Let’s talk shop? Tell us more about your career, what can you share with our community?
I am a self taught artist mostly specializing in graphic design and illustration. I started off by drawing pictures in a cubicle where I answered phones all day. I had just made a hard move from Chicago to Florida (2013) and all I could fathom at the time was building a simple and steady life. In the beginning I didn’t see art as a career. It was just a way to express myself and communicate with others. From 2014-present I have built and continue to build a freelance career. I have worked in marketing, branding, videography, and currently am an assistant muralist for Craig McInnis Studios. In terms of community, I had the opportunity to team up with other local artists and host art walks in Boynton Beach. I have always felt passionate about creating a kickass space where subversive or beginning artists can showcase their work.

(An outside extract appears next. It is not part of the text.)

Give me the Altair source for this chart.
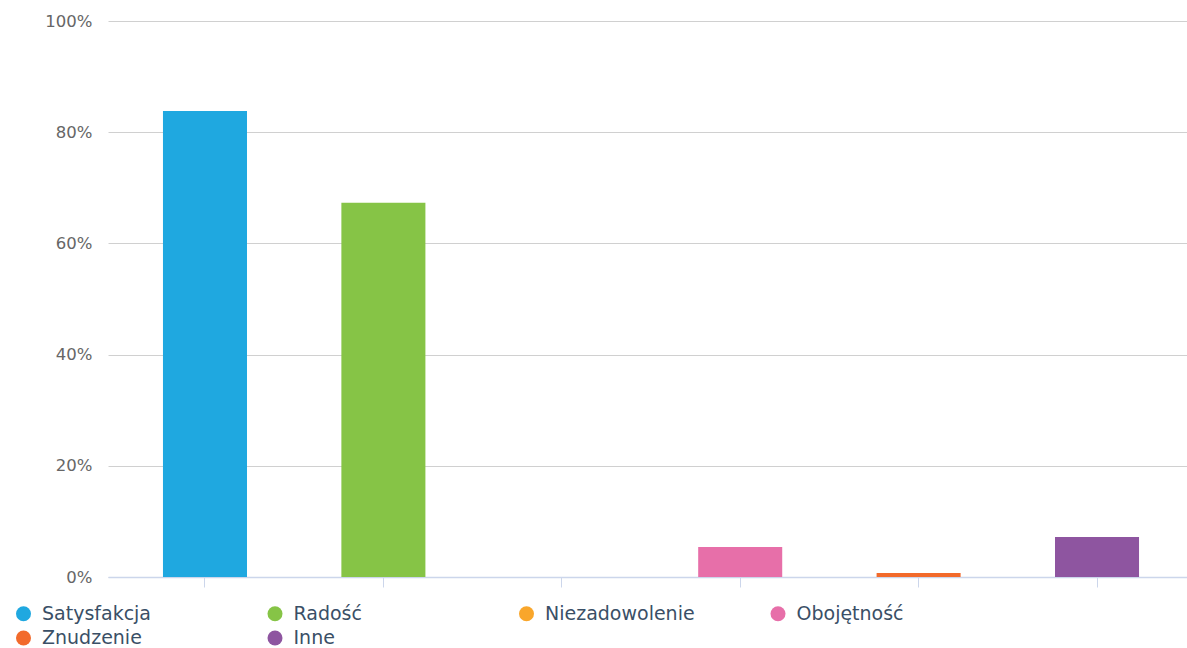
import altair as alt
import pandas as pd

# Survey answers and their shares (percent)
categories = ["Satysfakcja", "Radość", "Niezadowolenie", "Obojętność", "Znudzenie", "Inne"]
shares = [83.8, 67.3, 0.0, 5.4, 0.7, 7.2]
colors = ["#1fa8e0", "#86c446", "#f9a62b", "#e76fa9", "#f26a2b", "#8e55a0"]
y_ticks = [0, 20, 40, 60, 80, 100]

df = pd.DataFrame({"kategoria": categories, "udzial": shares})

chart = (
    alt.Chart(df)
    .mark_bar()
    .encode(
        x=alt.X(
            "kategoria:N",
            sort=categories,
            title=None,
            scale=alt.Scale(paddingInner=0.529, paddingOuter=0.2885, align=0.534),
            axis=alt.Axis(
                labels=False,
                grid=False,
                domainColor="#ccd6eb",
                tickColor="#ccd6eb",
                tickSize=10,
                domainWidth=1.5,
            ),
        ),
        y=alt.Y(
            "udzial:Q",
            title=None,
            scale=alt.Scale(domain=[0, 100], nice=False),
            axis=alt.Axis(
                values=y_ticks,
                labelExpr="datum.value + '%'",
                domain=False,
                ticks=False,
                gridColor="#d0d0d0",
                labelColor="#666666",
                labelFont="DejaVu Sans",
                labelFontSize=16.5,
                labelPadding=16,
            ),
        ),
        color=alt.Color(
            "kategoria:N",
            sort=categories,
            scale=alt.Scale(domain=categories, range=colors),
            legend=alt.Legend(
                title=None,
                orient="none",
                legendX=-94,
                legendY=583,
                columns=4,
                direction="horizontal",
                gridAlign="all",
                columnPadding=73.5,
                rowPadding=4.5,
                symbolType="circle",
                symbolSize=225,
                symbolStrokeWidth=0,
                labelFont="DejaVu Sans",
                labelFontSize=19,
                labelColor="#3a4f66",
                labelOffset=9,
                labelLimit=300,
            ),
        ),
    )
    .properties(
        width=1079,
        height=556,
        padding={"left": 108, "top": 21, "right": 0, "bottom": 71},
        autosize=alt.AutoSizeParams(type="none"),
    )
    .configure_view(stroke=None)
)

chart.save("out.html", embed_options={"renderer": "svg", "actions": False})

Those art walks had to be some of the best times in my journey so far. Hmmm important lessons I have learned: Always find a way to credit others for your success and take a step back every now and then- ambition can become very self consuming. Take time for those around you and be good to the people who matter most (friends and family). Never feel entitled to anything- not people’s money, time, support, or for them to believe in you… it’s your dream, own it. In terms of business- The easiest way I have come to understand good business is the way I understand a good relationship. It is about honesty, building trust, and looking to be of service. Most importantly, I have had to learn to be gentle with myself and not take everything so seriously. I don’t have to be an expert at everything I set out to do!

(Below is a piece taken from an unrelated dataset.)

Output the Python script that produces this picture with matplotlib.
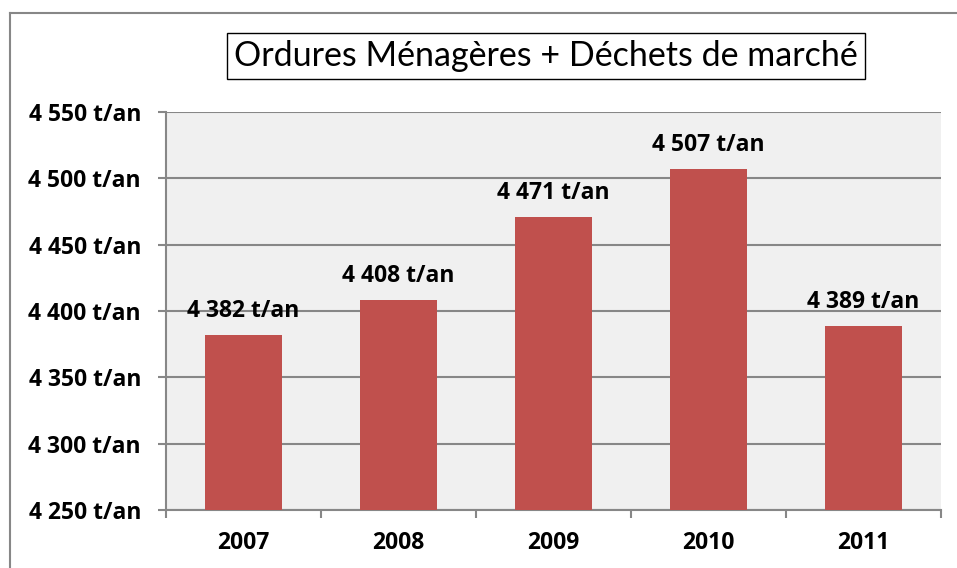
import matplotlib.pyplot as plt
from matplotlib.ticker import FixedLocator

years = ["2007", "2008", "2009", "2010", "2011"]
tonnes = [4382, 4408, 4471, 4507, 4389]
y_ticks = [4250, 4300, 4350, 4400, 4450, 4500, 4550]

plt.rcParams['font.family'] = ['Lato', 'DejaVu Sans']
BOLD = ['Open Sans', 'DejaVu Sans']
FS = 16.5


def fmt(v):
    return f"{v:,}".replace(",", " ") + " t/an"


fig = plt.figure(figsize=(9.57, 5.68), dpi=100)
ax = fig.add_axes([0.1735, 0.102, 0.8095, 0.701])

# cadre extérieur du graphique (haut + gauche)
fig.add_artist(plt.Line2D([10 / 957, 10 / 957], [0, 1 - 13 / 568], transform=fig.transFigure,
                          color="#878787", lw=1.5))
fig.add_artist(plt.Line2D([10 / 957, 1], [1 - 13 / 568, 1 - 13 / 568], transform=fig.transFigure,
                          color="#878787", lw=1.5))

x = range(len(years))
ax.set_facecolor("#F0F0F0")
ax.bar(x, [t - 4250 for t in tonnes], bottom=4250, width=0.5, color="#C0504D", zorder=3)
for xi, t in zip(x, tonnes):
    ax.text(xi, t + 9, fmt(t), ha="center", va="bottom", fontsize=FS, fontweight="bold",
            family=BOLD, zorder=4)

ax.set_xlim(-0.5, len(years) - 0.5)
ax.set_ylim(4250, 4550)
ax.set_yticks(y_ticks)
ax.set_yticklabels([fmt(v) for v in y_ticks], fontsize=FS, fontweight="bold", family=BOLD)
ax.set_xticks(list(x))
ax.set_xticklabels(years, fontsize=FS, fontweight="bold", family=BOLD)
ax.tick_params(axis="x", length=0, pad=15)
ax.xaxis.set_minor_locator(FixedLocator([i - 0.5 for i in range(len(years) + 1)]))
ax.tick_params(axis="x", which="minor", length=6, color="#878787", width=1.5)
ax.tick_params(axis="y", length=6, color="#878787", width=1.5, pad=12)
ax.grid(axis="y", color="#878787", lw=1.5, zorder=1)

for s in ["top", "right"]:
    ax.spines[s].set_visible(False)
for s in ["left", "bottom"]:
    ax.spines[s].set_color("#878787")
    ax.spines[s].set_linewidth(1.5)

fig.text(546 / 957, 1 - 56 / 568, "Ordures Ménagères + Déchets de marché", ha="center", va="center",
         fontsize=24.5,
         bbox=dict(boxstyle="square,pad=0.2", facecolor="white", edgecolor="black", lw=1))

fig.savefig("out.png", dpi=100)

Let’s say your best friend was visiting the area and you wanted to show them the best time ever. Where would you take them? Give us a little itinerary – say it was a week long trip, where would you eat, drink, visit, hang out, etc.
Easy. I would take them to South Beach and spoil them with food, coffee, and good conversation.
Shoutout is all about shouting out others who you feel deserve additional recognition and exposure. Who would you like to shoutout?
A lot of success I credit to certain art mentors in my life. Namely artists, Craig McInnis , Sara Lurie, and Brian Cattelle. These artists have been with me from the beginning and within their own career/hussle they have always made time for me. Biggest shout out goes to my mom and dad. My mom is an incredible artist who lives and breathes creativity and making use of what you have. And my dad who has coached me in business literacy, life advice, and always supported me in my art career. I am very grateful for both my parents and they deserve to be recognized for any good that has come out of my life. Lastly- coffee and gummy worms, because those are the shit.